What Kind of Math is Water Sort Puzzle?

Anonymous
Question for mathematicians:

There’s this online app for a game called water sword puzzle. There are test tubes filled with different colors of water, and you can only place red water on top of other red water or into an empty test tube. As it gets more complicated, It’s harder and harder to solve the puzzle. I’m positive there’s a type of math people study that address this type of problem. I’m wondering what it’s called? What branch of mathematics is this?
Anonymous
Here’s an example of the puzzle:

https://m.youtube.com/watch?v=3hE-bNHgUn4
Anonymous
Honestly, it looks closest to topology to me. That’s the study of how things are shaped and extends to interconnections and networks. If you imagine the test tubes colors and different strings that must be unknotted that lay accross other strings, it turns into a topology problem.
Anonymous
It looks a bit like a constraint satisfaction problem. Specifically, a "job shop" optimization problem. You have a set of operations you can perform to reach a final state (that is easily tested.) The goal is to find the a way to get there, if possible, and for computer scientists, the minimum number of operations. It's NP hard.

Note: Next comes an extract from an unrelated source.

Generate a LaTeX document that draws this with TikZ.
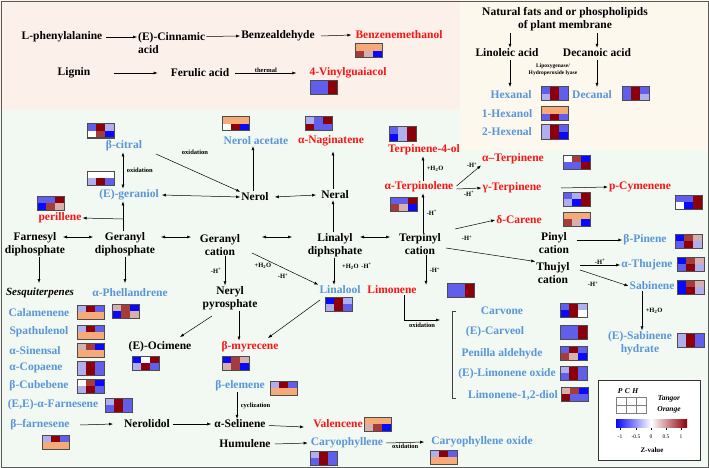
\documentclass[tikz,border=0pt]{standalone}
\usepackage{fontspec}
\setmainfont{Liberation Serif}
\usetikzlibrary{arrows.meta}
\definecolor{B}{RGB}{10,10,250}
\definecolor{M}{RGB}{95,95,235}
\definecolor{L}{RGB}{175,175,240}
\definecolor{W}{RGB}{255,255,255}
\definecolor{P}{RGB}{215,175,175}
\definecolor{S}{RGB}{165,60,60}
\definecolor{R}{RGB}{140,0,10}
\definecolor{O}{RGB}{245,170,120}
\definecolor{tblue}{RGB}{90,150,215}
\definecolor{tred}{RGB}{250,20,20}
\definecolor{bgpink}{RGB}{252,240,234}
\definecolor{bgbeige}{RGB}{253,248,238}
\definecolor{bggreen}{RGB}{242,248,242}
\newcommand{\hm}[8]{\begin{scope}[shift={(#1,#2)}]
\fill[#3] (0,0) rectangle (9,7);\fill[#4] (9,0) rectangle (18,7);\fill[#5] (18,0) rectangle (27,7);
\fill[#6] (0,7) rectangle (9,14);\fill[#7] (9,7) rectangle (18,14);\fill[#8] (18,7) rectangle (27,14);
\draw[gray!60!black,line width=1pt] (0,0) rectangle (27,14);\end{scope}}
\tikzset{
 t/.style={font=\bfseries\fontsize{11.5}{12.5}\selectfont,inner sep=1pt,align=center},
 tb/.style={t,text=tblue},
 tr/.style={t,text=tred},
 sm/.style={font=\bfseries\fontsize{6.5}{7}\selectfont,inner sep=0.5pt,align=center},
 ar/.style={-{Latex[length=4pt,width=3pt]},line width=0.5pt},
 dar/.style={{Latex[length=4pt,width=3pt]}-{Latex[length=4pt,width=3pt]},line width=0.5pt},
}
\begin{document}
\begin{tikzpicture}[x=1pt,y=-1pt]
\useasboundingbox (0,0) rectangle (709,468);
\fill[bggreen] (0,0) rectangle (709,468);
\fill[bgpink] (0,0) rectangle (460,110);
\fill[bgbeige] (460,0) rectangle (709,150);
\draw[gray!70!black,line width=0.8pt] (1,1) rectangle (708,467);
% top-left
\node[t] (lphe) at (62,37) {L-phenylalanine};
\node[t,anchor=west,align=left] (cinn) at (137,43) {(E)-Cinnamic\\acid};
\node[t] (benz) at (278,36) {Benzealdehyde};
\node[tr] (bzm) at (399,35) {Benzenemethanol};
\hm{355}{44}{O}{O}{O}{S}{P}{B}
\node[t] (lig) at (74,73) {Lignin};
\node[t] (fer) at (200,73) {Ferulic acid};
\node[tr] (vin) at (348,73) {4-Vinylguaiacol};
\hm{310}{81}{M}{M}{R}{M}{M}{R}
\draw[ar] (lphe.east) ++(3,0) -- ([yshift=6pt]cinn.west);
\draw[ar] ([xshift=-14pt,yshift=6.5pt]cinn.east) ++(14,0) -- (benz.west);
\draw[ar] (benz.east) ++(5,0) -- ([xshift=-3pt]bzm.west);
\draw[ar] (lig.east) ++(22,0) -- ([xshift=-12pt]fer.west);
\draw[ar] (fer.east) ++(5,0) -- node[sm,above]{thermal} ([xshift=-12pt]vin.west);
% top-right
\node[t] (nat) at (565,19) {Natural fats and or phospholipids\\of plant membrane};
\node[t] (lino) at (507,53) {Linoleic acid};
\node[t] (deca) at (597,53) {Decanoic acid};
\draw[ar] (510,33) -- (lino.north -| 510,0);
\draw[ar] (597,33) -- (deca.north);
\node[sm,font=\bfseries\fontsize{5.5}{7}\selectfont] (lipo) at (553,70) {Lipoxygenase/\\Hydroperoxide lyase};
\node[tb] (hexa) at (511,95) {Hexanal};
\node[tb] (decal) at (592,95) {Decanal};
\draw[ar] (510,60) -- (510,87);
\draw[ar] (597,60) -- (597,87);
\hm{541}{87}{M}{R}{M}{L}{R}{M}
\hm{622}{87}{M}{R}{M}{M}{R}{L}
\node[tb] (hexol) at (507,114) {1-Hexanol};
\hm{541}{107}{O}{O}{O}{M}{R}{M}
\node[tb] (hexe) at (507,132) {2-Hexenal};
\hm{541}{125}{L}{R}{M}{L}{R}{B}
% geraniol area
\node[tb] (cit) at (124,146) {β-citral};
\hm{87}{124}{M}{R}{L}{W}{S}{B}
\node[tb] (nac) at (256,141) {Nerol acetate};
\hm{222}{117}{O}{O}{O}{W}{R}{B}
\node[tr] (nag) at (331,141) {α-Naginatene};
\hm{305}{117}{L}{M}{R}{R}{M}{M}
\node[tb] (ger) at (129,195) {(E)-geraniol};
\hm{87}{171}{W}{W}{W}{L}{R}{M}
\node[t] (nerol) at (255,197) {Nerol};
\node[t] (neral) at (335,195) {Neral};
\draw[ar] (156,154) -- (nerol.north west);
\node[sm] at (195,152) {oxidation};
\draw[ar] (nerol.north) ++(-2,-1) -- (nac.south -| 253,0);
\draw[ar] (neral.north) ++(-2,-1) -- ([yshift=-4pt]nag.south -| 333,0);
\draw[dar] (cit.south -| 123,0) -- node[sm,right=3pt]{oxidation} (ger.north -| 123,0);
\draw[dar] (ger.east) ++(2,0) -- (nerol.west);
\draw[dar] (nerol.east) ++(5,0) -- ([xshift=-4pt]neral.west);
\node[tr] (per) at (60,218) {perillene};
\hm{37}{196}{M}{M}{R}{B}{S}{P}
\coordinate (pj) at (123,219);
\draw[ar] (pj) -- (per.east);
\node[t] (far) at (35,244) {Farnesyl\\diphosphate};
\node[t] (gdp) at (125,244) {Geranyl\\diphosphate};
\node[t] (gca) at (220,245) {Geranyl\\cation};
\node[t] (lin) at (335,245) {Linalyl\\diphsphate};
\draw[ar] (pj) -- (ger.south -| 123,0);
\draw (gdp.north -| 123,0) -- (pj);
\draw[dar] (63,237) -- (93,237);
\draw[dar] (161,237) -- (191,237);
\draw[dar] (262,237) -- (292,237);
\draw[ar] (lin.north -| 333,0) -- (neral.south -| 333,0);
\draw[ar] (far.south -| 39,0) -- (39,283);
\draw[ar] (gdp.south) -- (125,283);
\node[font=\bfseries\itshape\fontsize{11}{12}\selectfont,inner sep=1pt] (ses) at (40,293) {Sesquiterpenes};
\node[tb] (phe) at (130,293) {α-Phellandrene};
\hm{112}{304}{P}{S}{B}{B}{S}{P}
\node[t] (ner) at (230,298) {Neryl\\pyrosphate};
\draw[ar] (gca.south -| 225,0) -- node[sm,left=3pt]{-H\textsuperscript{+}} (ner.north -| 225,0);
\node[tb] (lool) at (340,290) {Linalool};
\hm{325}{297}{B}{R}{L}{L}{R}{M}
\draw[ar] (252,253) -- (lool.north west);
\node[sm] at (263,266) {+H\textsubscript{2}O};
\node[sm] at (283,276) {-H\textsuperscript{+}};
\draw[ar] (lin.south -| 334,0) -- (lool.north -| 334,0);
\node[sm] at (357,266) {+H\textsubscript{2}O\, -H\textsuperscript{+}};
\node[t] (oci) at (160,347) {(E)-Ocimene};
\hm{132}{356}{B}{W}{R}{L}{R}{M}
\node[tr] (myr) at (250,347) {β-myrecene};
\hm{222}{356}{B}{S}{P}{P}{S}{B}
\draw[ar] (212,316) -- (180,337);
\draw[ar] (ner.south -| 239,0) -- (myr.north -| 239,0);
\draw[ar] (320,300) -- (268,338);
\node[tb] (ele) at (240,386) {β-elemene};
\hm{270}{381}{L}{R}{M}{O}{O}{O}
% sesquiterpene list
\node[tb] (cal) at (39,313) {Calamenene}; \hm{77}{305}{L}{R}{M}{O}{O}{O}
\node[tb] (spa) at (39,332) {Spathulenol}; \hm{77}{325}{L}{R}{M}{O}{O}{O}
\node[tb] (sin) at (35,351) {α-Sinensal}; \hm{77}{343}{P}{S}{B}{O}{O}{O}
\node[tb] (cop) at (36,368) {α-Copaene}; \hm{77}{361}{L}{R}{M}{L}{R}{M}
\node[tb] (cub) at (39,386) {β-Cubebene}; \hm{77}{379}{W}{S}{B}{L}{R}{M}
\node[tb] (eef) at (53,405) {(E,E)-α-Farnesene}; \hm{105}{398}{L}{R}{M}{M}{R}{M}
\node[tb] (bfa) at (40,425) {β–farnesene}; \hm{42}{435}{L}{R}{M}{O}{O}{O}
\node[t] (nlol) at (147,424) {Nerolidol};
\node[t] (sel) at (240,424) {α-Selinene};
\node[tr] (val) at (338,424) {Valencene};
\hm{364}{417}{O}{O}{O}{P}{S}{B}
\node[t] (hum) at (245,444) {Humulene};
\node[tb] (car) at (347,443) {Caryophyllene};
\hm{310}{451}{L}{R}{M}{M}{R}{M}
\node[tb] (cox) at (482,442) {Caryophyllene oxide};
\hm{430}{450}{L}{R}{M}{O}{O}{O}
\draw[ar] (80,425) -- (nlol.west -| 113,0);
\draw[ar] (nlol.east) ++(2,0) -- ([xshift=-2pt]sel.west);
\draw[ar] (ele.south -| 237,0) -- node[sm,right=3pt]{cyclization} (sel.north -| 237,0);
\draw[ar] (sel.east) ++(2,1.5) -- (304,427);
\draw[ar] (hum.east) ++(3,0) -- ([xshift=-2pt]car.west);
\draw[ar] (car.east) ++(2,0) -- node[sm,below=1pt]{oxidation} ([xshift=-6pt]cox.west);
% terpinyl area
\node[tr] (tol) at (419,187) {α-Terpinolene};
\hm{390}{197}{M}{M}{R}{S}{P}{B}
\node[tr] (t4) at (424,150) {Terpinene-4-ol};
\hm{389}{127}{M}{L}{R}{B}{L}{R}
\draw[ar] (tol.north -| 423,0) -- node[sm,right=3pt]{+H\textsubscript{2}O} (t4.south -| 423,0);
\node[tr] (ater) at (513,159) {α–Terpinene};
\hm{563}{155}{W}{S}{B}{M}{M}{R}
\node[tr] (gter) at (512,188) {γ-Terpinene};
\hm{563}{192}{M}{L}{R}{L}{B}{R}
\node[tr] (pcy) at (640,187) {p-Cymenene};
\hm{675}{195}{M}{M}{R}{W}{B}{R}
\node[tr] (dca) at (519,220) {δ-Carene};
\hm{563}{212}{O}{O}{O}{S}{P}{B}
\draw[ar] (tol.east) ++(2,-1) -- (ater.south west);
\node[sm] at (472,165) {-H\textsuperscript{+}};
\draw[ar] (tol.east) ++(2,2) -- node[sm,below=2pt]{-H\textsuperscript{+}} (gter.west);
\draw[ar] (561,188) -- (pcy.west);
\node[t] (tca) at (420,244) {Terpinyl\\cation};
\draw[ar] (tca.north -| 423,0) -- node[sm,right=3pt]{-H\textsuperscript{+}} (tol.south -| 423,0);
\draw[dar] (360,237) -- (390,237);
\draw[ar] (455,229) -- (dca.west);
\node[sm] at (467,238) {-H\textsuperscript{+}};
\node[t] (pin) at (554,243) {Pinyl\\cation};
\node[tb] (bpi) at (645,240) {β-Pinene};
\hm{675}{234}{B}{S}{P}{M}{R}{L}
\draw[ar] (577,240) -- (bpi.west);
\node[t] (thu) at (553,273) {Thujyl\\cation};
\draw[ar] (446,248) -- (thu.north west);
\node[tb] (ath) at (647,265) {α-Thujene};
\hm{677}{257}{B}{S}{P}{M}{R}{L}
\node[tb] (sab) at (652,286) {Sabinene};
\hm{677}{280}{B}{S}{P}{B}{R}{L}
\draw[ar] (580,265) -- node[sm,above]{-H\textsuperscript{+}} (ath.west);
\draw[ar] (580,270) -- (sab.west);
\node[sm] at (593,284) {-H\textsuperscript{+}};
\node[tb] (shy) at (640,343) {(E)-Sabinene\\hydrate};
\hm{677}{333}{L}{R}{M}{L}{R}{M}
\draw[ar] (sab.south -| 642,0) -- node[sm,right=3pt]{+H\textsubscript{2}O} (shy.north -| 642,0);
\node[tr] (lim) at (392,290) {Limonene};
\hm{447}{283}{M}{M}{R}{M}{M}{R}
\draw[ar] (tca.south -| 426,0) -- node[sm,right=3pt]{-H\textsuperscript{+}} (lim.north -| 426,0);
\coordinate (lo) at (440,320);
\draw[ar] (lim.south -| 404,0) -- (404,320) -- node[sm,below=2pt]{oxidation} (lo);
\draw[line width=0.7pt,gray!50!black] (456,311) -- (452,311) -- (452,398) -- (456,398);
\node[tb] (cvn) at (502,311) {Carvone}; \hm{560}{303}{M}{R}{L}{B}{R}{W}
\node[tb] (cvl) at (495,332) {(E)-Carveol}; \hm{560}{325}{M}{M}{R}{M}{M}{R}
\node[tb] (pen) at (502,354) {Penilla aldehyde}; \hm{560}{346}{M}{R}{M}{S}{P}{B}
\node[tb] (lox) at (507,374) {(E)-Limonene oxide}; \hm{560}{366}{L}{R}{M}{M}{R}{M}
\node[tb] (ldi) at (513,395) {Limonene-1,2-diol}; \hm{561}{387}{P}{S}{B}{R}{M}{M}
% legend
\draw[line width=0.7pt,gray!40!black,fill=white] (598,380) rectangle (700,460);
\node[font=\bfseries\itshape\fontsize{7.5}{8}\selectfont] (pch) at (628,391) {P\,\,C\,\,H};
\draw[gray,line width=0.4pt] (616,397) rectangle (646,413) (616,405) -- (646,405) (626,397) -- (626,413) (636,397) -- (636,413);
\node[font=\bfseries\itshape\fontsize{7.5}{8}\selectfont] (tang) at (669,399) {Tangor};
\node[font=\bfseries\itshape\fontsize{7.5}{8}\selectfont] (oran) at (669,410) {Orange};
\shade[left color=B,right color=W] (616,419) rectangle (651,427);
\shade[left color=W,right color=R] (651,419) rectangle (687,427);
\foreach \v/\x in {-1/620,-0.5/636,0/651,0.5/666,1/681}{\draw[line width=0.3pt] (\x,428) -- (\x,430); \node[font=\fontsize{5.5}{6}\selectfont] at (\x,437) {\v};}
\node[font=\bfseries\fontsize{7}{8}\selectfont] (zv) at (652,450) {Z-value};
\end{tikzpicture}
\end{document}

https://en.wikipedia.org/wiki/Job_shop_scheduling
Anonymous
Anonymous wrote:Honestly, it looks closest to topology to me. That’s the study of how things are shaped and extends to interconnections and networks. If you imagine the test tubes colors and different strings that must be unknotted that lay accross other strings, it turns into a topology problem.


It feels like a topology problem to me, but I never studied it so I wasn't sure.

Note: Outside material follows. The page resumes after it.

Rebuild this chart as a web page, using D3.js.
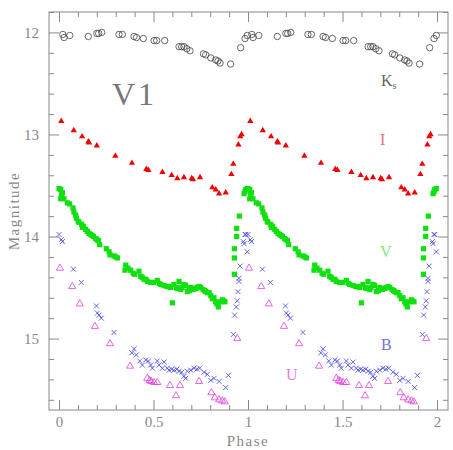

But solving the puzzles reminds me of solving knot problems.
Anonymous
graph theory, although it's been so long I couldn't begin formulate the type of problem. And yes, it can involve optimization depending on how many variables (test tubes and colored layers) you have. If you constrained it to a very simple version (not level 603!) you would be able to test all the choices you have.

but really graph theory and topology lead into each other
Anonymous
Combinatorics/discrete mathematics sorting problem. You basically consider the colors as labels that have to be sorted.
Anonymous
Anonymous wrote:Combinatorics/discrete mathematics sorting problem. You basically consider the colors as labels that have to be sorted.


It's not quite sorting because you aren't free to randomly insert colors wherever you like. It's similar to the Towers of Hanoi.
Anonymous
Anonymous wrote:Combinatorics/discrete mathematics sorting problem. You basically consider the colors as labels that have to be sorted.


that too, but then combinatorics comes with graph theory!